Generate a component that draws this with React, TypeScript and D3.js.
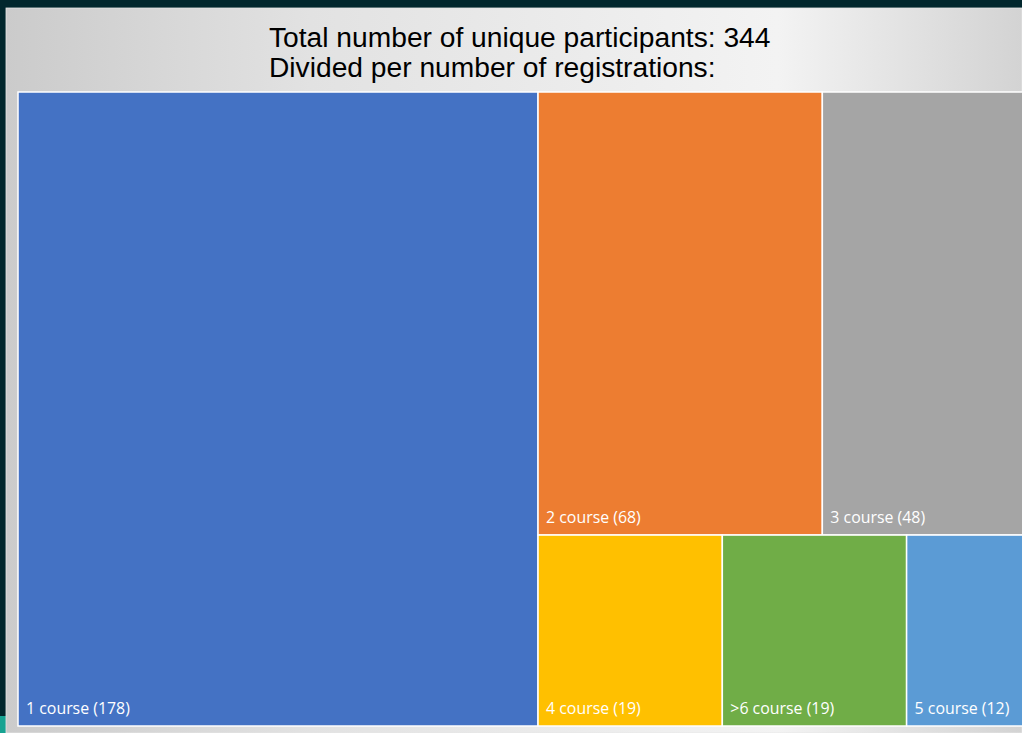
import * as d3 from 'd3';

const categories = ['1 course', '2 course', '3 course', '4 course', '>6 course', '5 course'];
const participants = [178, 68, 48, 19, 19, 12];
const colors = ['#4472C4', '#ED7D31', '#A5A5A5', '#FFC000', '#70AD47', '#5B9BD5'];
// which strip of the Excel-style layout each cell sits in
const strips = [0, 1, 1, 2, 2, 2];

const titleLines = ['Total number of unique participants: 344', 'Divided per number of registrations:'];

interface Cell {
  name: string;
  value?: number;
  color?: string;
  children?: Cell[];
}

export default function App() {
  const width = 1022;
  const height = 733;
  const margin = { left: 18, top: 92 };
  const innerWidth = 1005;
  const innerHeight = 634;

  const leaves: Cell[] = categories.map((c, i) => ({ name: c, value: participants[i], color: colors[i] }));
  const stripGroup = (s: number): Cell => ({
    name: `strip${s}`,
    children: leaves.filter((_, i) => strips[i] === s),
  });
  const data: Cell = {
    name: 'root',
    children: [...stripGroup(0).children!, { name: 'rest', children: [stripGroup(1), stripGroup(2)] }],
  };

  const root = d3.hierarchy<Cell>(data).sum(d => d.value ?? 0);
  d3.treemap<Cell>().size([innerWidth, innerHeight]).tile(d3.treemapSliceDice).round(false)(root);
  const nodes = root.leaves() as d3.HierarchyRectangularNode<Cell>[];

  return (
    <svg width={width} height={height} style={{ position: 'fixed', left: 0, top: 0 }}>
      <defs>
        <linearGradient id="panel" x1="0" y1="0" x2="1" y2="0">
          <stop offset="0" stopColor="#cbcbcb" />
          <stop offset="0.3" stopColor="#e2e2e2" />
          <stop offset="0.76" stopColor="#f3f3f3" />
          <stop offset="1" stopColor="#d3d3d3" />
        </linearGradient>
      </defs>
      <rect x={0} y={0} width={width} height={height} fill="#01272d" />
      <rect x={0} y={716} width={6} height={17} fill="#17a392" />
      <rect x={6} y={8} width={width - 6} height={height - 8} fill="url(#panel)" stroke="#e6e6e6" strokeWidth={0.8} />
      <g fontFamily="'Liberation Sans', Arial, sans-serif" fontSize={28.2} fill="#000">
        {titleLines.map((t, i) => (
          <text key={i} x={269} y={47 + i * 30}>{t}</text>
        ))}
      </g>
      <g transform={`translate(${margin.left},${margin.top})`}>
        {nodes.map(n => (
          <g key={n.data.name}>
            <rect
              x={n.x0}
              y={n.y0}
              width={n.x1 - n.x0}
              height={n.y1 - n.y0}
              fill={n.data.color}
              stroke="#fff"
              strokeWidth={1.5}
            />
            <text
              x={n.x0 + 8}
              y={n.y1 - 12}
              fill="#fff"
              fontFamily="'Open Sans', sans-serif"
              fontSize={15.9}
            >
              {`${n.data.name} (${n.data.value})`}
            </text>
          </g>
        ))}
      </g>
    </svg>
  );
}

• **TASK INSTRUCTIONS**:
Restate each line from the start of the listing through the line bearing "import * as d3 from 'd3';" word for word. Drop the pictures.

• **THE RESULT**:
Generate a component that draws this with React, TypeScript and D3.js.
import * as d3 from 'd3';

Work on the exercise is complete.